那时村里有很多的家庭主妇,布捶打得相当好。用棒槌捶打锤布石上面的布时,要用力均匀,并要不时地把捶打过的布块上下翻动翻动,那捶布的声音也特别的流畅,均匀悦耳。村中有精熟于此道的老太太,远远地听到这种敲击声,就可以判断此人技法的高低,以及所捶之物的薄厚。捶得不好的,其声音很单调,只是一个劲儿地梆梆响,声同噪音。灵巧的妇女就能捶出乐点来,嘣,嘣嘣,嘣嘣嘣,像秧歌曲调。早年间,妇女们还会用棒槌来洗衣服,这也是乡村水域常见的一个生活场景。水从上游而来,众多姑娘媳妇散在河边,将衣物置于石上,反复折叠,用棒槌持续敲击,污垢即随水而去。(www.xing528.com)
自古代以来,被褥或衣裤布料为自家织的粗棉布,洗涤后发脆,故用面糊浆之,浆后又硬,然后就折叠放在锤布石上,用棒槌锤打舒张至绵软舒适后使用,故而史籍还这样解释锤布石:古代用于家庭布料洗涤后在上面舒张的工具。现如今的农村,家家的被褥都有罩,想洗时可随时把罩拿下来洗一洗,而且每个人的被褥不止一床,有厚有薄。现在再也没人浆被褥了,农村捶布之声早已经停止,那时的棒槌和锤布石也早已不知了去向。

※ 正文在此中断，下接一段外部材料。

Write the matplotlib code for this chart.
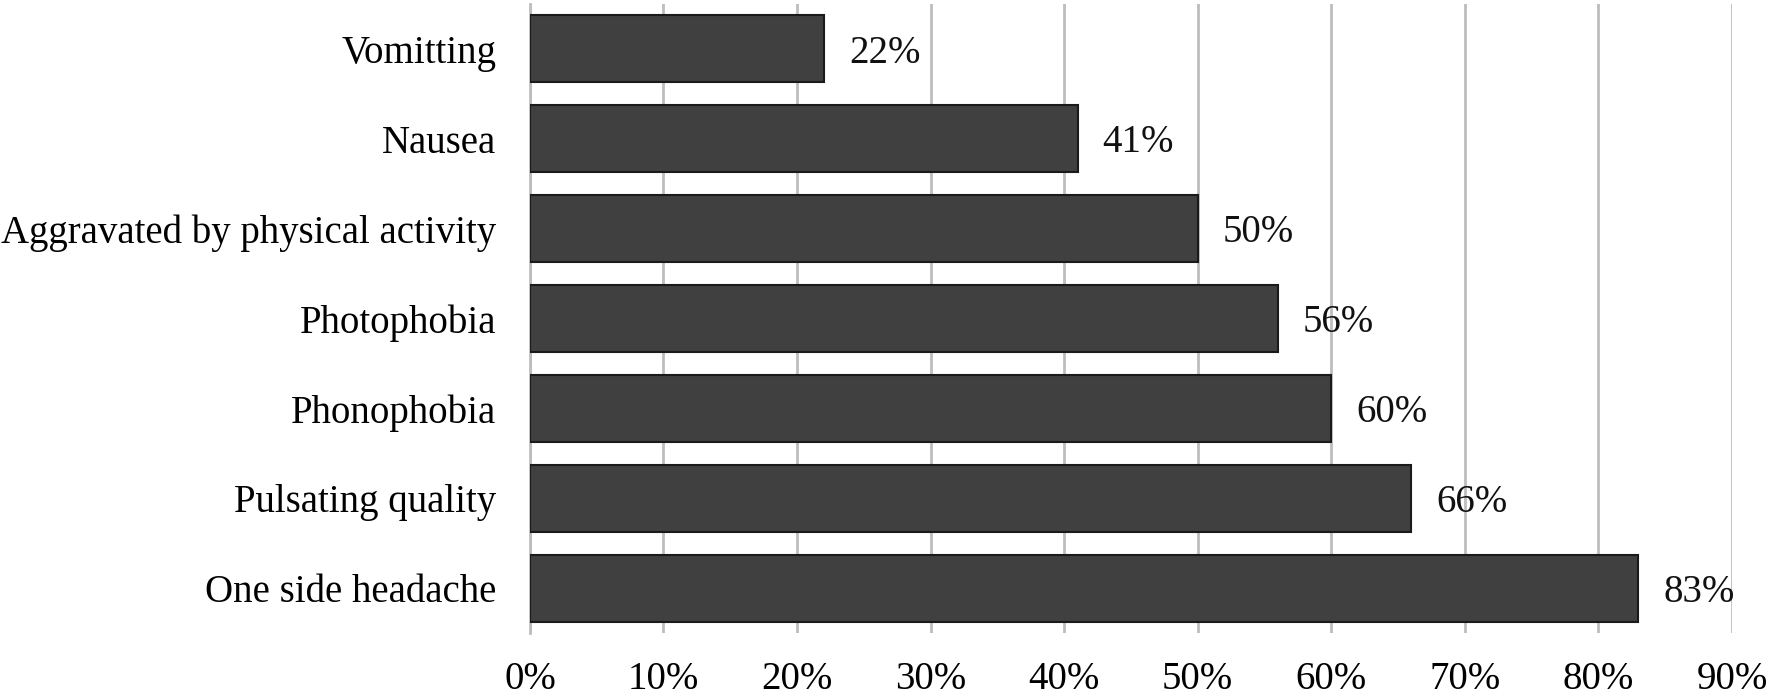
import matplotlib
matplotlib.use("Agg")
import matplotlib.pyplot as plt

# data
symptoms = ["One side headache", "Pulsating quality", "Phonophobia", "Photophobia",
            "Aggravated by physical activity", "Nausea", "Vomitting"]
percent = [83, 66, 60, 56, 50, 41, 22]
ticks = [0, 10, 20, 30, 40, 50, 60, 70, 80, 90]
tick_labels = ["0%", "10%", "20%", "30%", "40%", "50%", "60%", "70%", "80%", "90%"]

plt.rcParams['font.family'] = ['Liberation Serif', 'DejaVu Serif']

fig = plt.figure(figsize=(17.7, 6.97), dpi=100)
ax = fig.add_axes([0.2994, 0.0918, 0.6791, 0.9025])

ypos = list(range(len(symptoms)))
bars = ax.barh(ypos, percent, height=0.745, color="#404040",
               edgecolor="#1a1a1a", linewidth=1.5, zorder=3)

for y, v in zip(ypos, percent):
    ax.annotate(f"{v}%", xy=(v, y), xytext=(18, -3), textcoords="offset points",
                ha="left", va="center", fontsize=28, color="#111111")

ax.set_xlim(0, 90)
ax.set_ylim(-0.5, 6.5)
ax.set_xticks(ticks)
ax.set_xticklabels(tick_labels, fontsize=28)
ax.set_yticks(ypos)
ax.set_yticklabels(symptoms, fontsize=28)
ax.tick_params(axis='x', length=0, pad=20)
ax.tick_params(axis='y', length=0, pad=24)

ax.grid(axis='x', color="#bdbdbd", linewidth=2, zorder=0)
ax.set_axisbelow(True)
for s in ["top", "right", "bottom"]:
    ax.spines[s].set_visible(False)
ax.spines["left"].set_color("#bdbdbd")
ax.spines["left"].set_linewidth(2)

fig.savefig("out.png", dpi=100)
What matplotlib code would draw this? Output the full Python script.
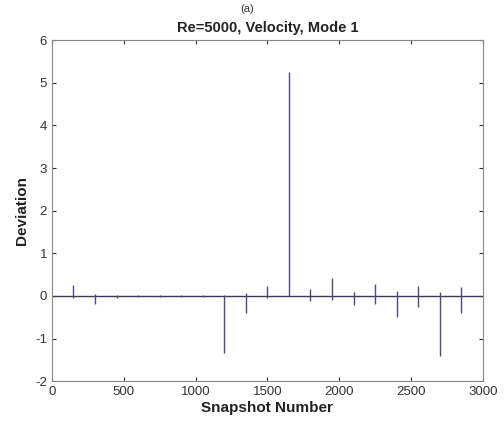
import matplotlib.pyplot as plt
import numpy as np

plt.rcParams['font.family'] = ['Liberation Sans', 'DejaVu Sans']
plt.rcParams['axes.unicode_minus'] = False

# snapshot positions of the spikes and their upper / lower extents
spike_x = [150, 300, 450, 600, 750, 900, 1050, 1200, 1350, 1500,
           1650, 1800, 1950, 2100, 2250, 2400, 2550, 2700, 2850]
spike_hi = [0.25, 0.05, 0.03, 0.02, 0.02, 0.02, 0.03, 0.02, 0.06, 0.23,
            5.25, 0.17, 0.43, 0.08, 0.27, 0.12, 0.23, 0.08, 0.21]
spike_lo = [-0.05, -0.2, -0.05, -0.02, -0.02, -0.02, -0.03, -1.33, -0.4, -0.06,
            0.0, -0.12, -0.1, -0.22, -0.2, -0.49, -0.27, -1.4, -0.41]
base_x = [0, 3000]
base_y = [0, 0]

fig = plt.figure(figsize=(5.04, 4.23), dpi=100)
ax = fig.add_axes([0.103, 0.099, 0.855, 0.806])

ax.plot(base_x, base_y, color='#3a3a5a', lw=1.0)
ax.vlines(spike_x, spike_lo, spike_hi, color='#4a4a8a', lw=1.0)

ax.set_xlim(0, 3000)
ax.set_ylim(-2, 6)
ax.set_xticks(np.arange(0, 3001, 500))
ax.set_yticks(np.arange(-2, 7, 1))
ax.tick_params(direction='in', top=True, right=True, labelsize=9.5,
               colors='#333333', length=3)
for s in ax.spines.values():
    s.set_color('#888888')

ax.set_title('Re=5000, Velocity, Mode 1', fontsize=10.5, fontweight='bold',
             color='#222222', pad=6)
ax.set_xlabel('Snapshot Number', fontsize=11, fontweight='bold',
              color='#222222', labelpad=2)
ax.set_ylabel('Deviation', fontsize=11, fontweight='bold',
              color='#222222', labelpad=4)

fig.text(0.49, 0.99, '(a)', ha='center', va='top', fontsize=8, color='#333333')

fig.savefig('out.png', dpi=100)
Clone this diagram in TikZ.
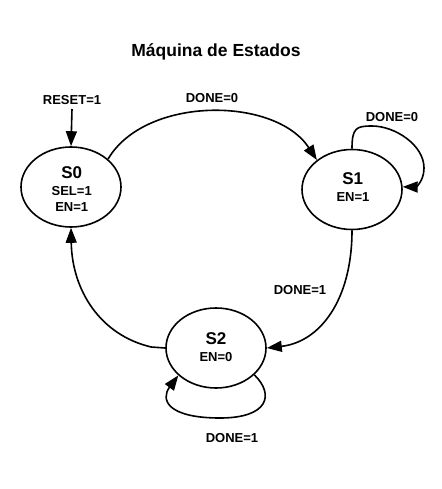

“长安一片月,万户捣衣声。秋风吹不尽,总是玉关情。”这是唐代大诗人李白的《子夜吴歌·秋歌》,借捣衣之声寄托和传递离愁别绪。随着时代的更迭,李白所熟悉的捣衣声虽然不复存在,但对于离家日久的人来说,幼时家中那厚厚的青石板却常常跃上心头,那棒槌还能在每年新春花会相见。老物件,新用途,它不知从何时起变成了大秧歌里丑角媒婆手中的道具。